Now this seems to me topsy-turvy. Naturally, since I myself am a writer, I do not wish the ordinary reader to read no modern books. But if he must read only the new or only the old, I would advise him to read the old. And I would give him this advice precisely because he is an amateur and therefore much less protected than the expert against the dangers of an excusive contemporary diet. A new book is still on its trial and the amateur is not in a position to judge it. It has to be tested against the great body of Christian thought down the ages, and a its hidden implications (often unsuspected by the author himself) have to be brought to light. . . .
It is a good rule, after reading a new book, never to allow yourself another new one till you have read an old one in between. If that is too much for you, you should at east read one old one to every three new ones. . . .
We all, therefore, need the books that will correct the characteristic mistakes of our own period.
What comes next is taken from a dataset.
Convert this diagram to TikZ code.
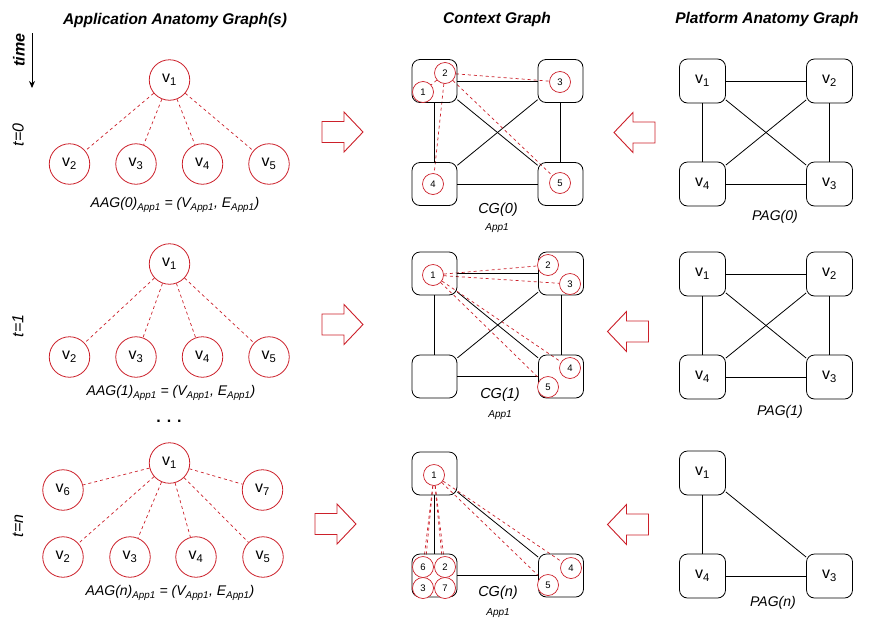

And that means the old books. . . . We may be sure that the characteristic blindness of the twentieth century—the blindness about which posterity will ask, "But how could they have thought that?"—lies where we have never suspected it, and concerns something about which there is untroubled agreement between Hitler and President Roosevelt or between Mr. H. G. Wells and Karl Barth. None of us can fully escape this blindness. . . . The only palliative is to keep the clean sea breeze of the centuries bowing through our minds, and this can be done only by reading old books.—C. S. Lewis, quoted in Contending for Our All
by John Piper, 10-11
*Since the principle expressed is not theological, I think I can get away with it this time.